*** GIVEN MATERIAL

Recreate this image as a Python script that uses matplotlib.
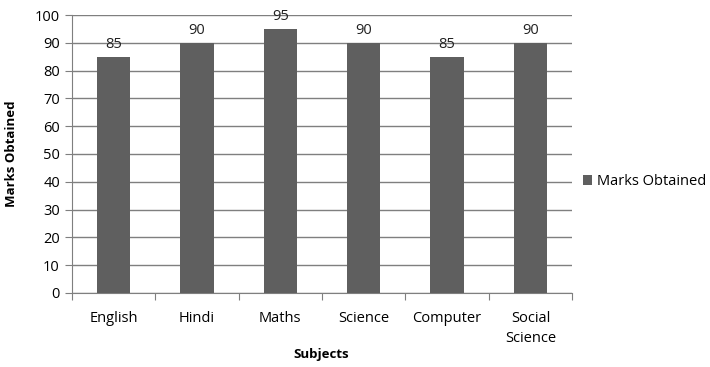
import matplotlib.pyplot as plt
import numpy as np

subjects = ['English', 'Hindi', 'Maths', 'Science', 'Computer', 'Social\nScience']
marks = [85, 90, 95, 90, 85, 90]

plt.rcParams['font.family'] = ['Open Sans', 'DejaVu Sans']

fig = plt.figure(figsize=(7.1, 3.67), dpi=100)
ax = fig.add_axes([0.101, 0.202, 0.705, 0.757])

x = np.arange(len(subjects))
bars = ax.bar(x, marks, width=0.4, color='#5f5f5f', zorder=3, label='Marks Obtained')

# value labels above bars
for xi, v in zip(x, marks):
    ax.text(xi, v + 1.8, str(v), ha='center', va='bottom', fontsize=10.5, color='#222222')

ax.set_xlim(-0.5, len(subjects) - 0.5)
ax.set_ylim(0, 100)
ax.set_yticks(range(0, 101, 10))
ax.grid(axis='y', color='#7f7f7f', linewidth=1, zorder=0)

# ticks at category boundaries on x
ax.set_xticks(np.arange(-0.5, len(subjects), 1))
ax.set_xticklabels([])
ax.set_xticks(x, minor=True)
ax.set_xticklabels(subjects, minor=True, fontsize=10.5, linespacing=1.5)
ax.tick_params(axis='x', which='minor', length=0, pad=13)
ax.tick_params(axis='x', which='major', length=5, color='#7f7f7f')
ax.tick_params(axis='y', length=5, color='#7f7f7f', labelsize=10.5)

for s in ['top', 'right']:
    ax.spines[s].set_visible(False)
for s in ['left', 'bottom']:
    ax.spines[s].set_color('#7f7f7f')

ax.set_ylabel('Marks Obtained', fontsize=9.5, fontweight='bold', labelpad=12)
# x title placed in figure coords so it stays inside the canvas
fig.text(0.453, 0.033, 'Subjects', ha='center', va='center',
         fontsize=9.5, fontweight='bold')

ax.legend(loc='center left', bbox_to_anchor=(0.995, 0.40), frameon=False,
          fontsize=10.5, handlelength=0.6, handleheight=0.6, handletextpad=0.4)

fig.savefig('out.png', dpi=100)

******

SET TASK – Reproduce the listing word for word and omit its pictures.

THE OUTPUT –
Recreate this image as a Python script that uses matplotlib.
import matplotlib.pyplot as plt
import numpy as np

subjects = ['English', 'Hindi', 'Maths', 'Science', 'Computer', 'Social\nScience']
marks = [85, 90, 95, 90, 85, 90]

plt.rcParams['font.family'] = ['Open Sans', 'DejaVu Sans']

fig = plt.figure(figsize=(7.1, 3.67), dpi=100)
ax = fig.add_axes([0.101, 0.202, 0.705, 0.757])

x = np.arange(len(subjects))
bars = ax.bar(x, marks, width=0.4, color='#5f5f5f', zorder=3, label='Marks Obtained')

# value labels above bars
for xi, v in zip(x, marks):
    ax.text(xi, v + 1.8, str(v), ha='center', va='bottom', fontsize=10.5, color='#222222')

ax.set_xlim(-0.5, len(subjects) - 0.5)
ax.set_ylim(0, 100)
ax.set_yticks(range(0, 101, 10))
ax.grid(axis='y', color='#7f7f7f', linewidth=1, zorder=0)

# ticks at category boundaries on x
ax.set_xticks(np.arange(-0.5, len(subjects), 1))
ax.set_xticklabels([])
ax.set_xticks(x, minor=True)
ax.set_xticklabels(subjects, minor=True, fontsize=10.5, linespacing=1.5)
ax.tick_params(axis='x', which='minor', length=0, pad=13)
ax.tick_params(axis='x', which='major', length=5, color='#7f7f7f')
ax.tick_params(axis='y', length=5, color='#7f7f7f', labelsize=10.5)

for s in ['top', 'right']:
    ax.spines[s].set_visible(False)
for s in ['left', 'bottom']:
    ax.spines[s].set_color('#7f7f7f')

ax.set_ylabel('Marks Obtained', fontsize=9.5, fontweight='bold', labelpad=12)
# x title placed in figure coords so it stays inside the canvas
fig.text(0.453, 0.033, 'Subjects', ha='center', va='center',
         fontsize=9.5, fontweight='bold')

ax.legend(loc='center left', bbox_to_anchor=(0.995, 0.40), frameon=False,
          fontsize=10.5, handlelength=0.6, handleheight=0.6, handletextpad=0.4)

fig.savefig('out.png', dpi=100)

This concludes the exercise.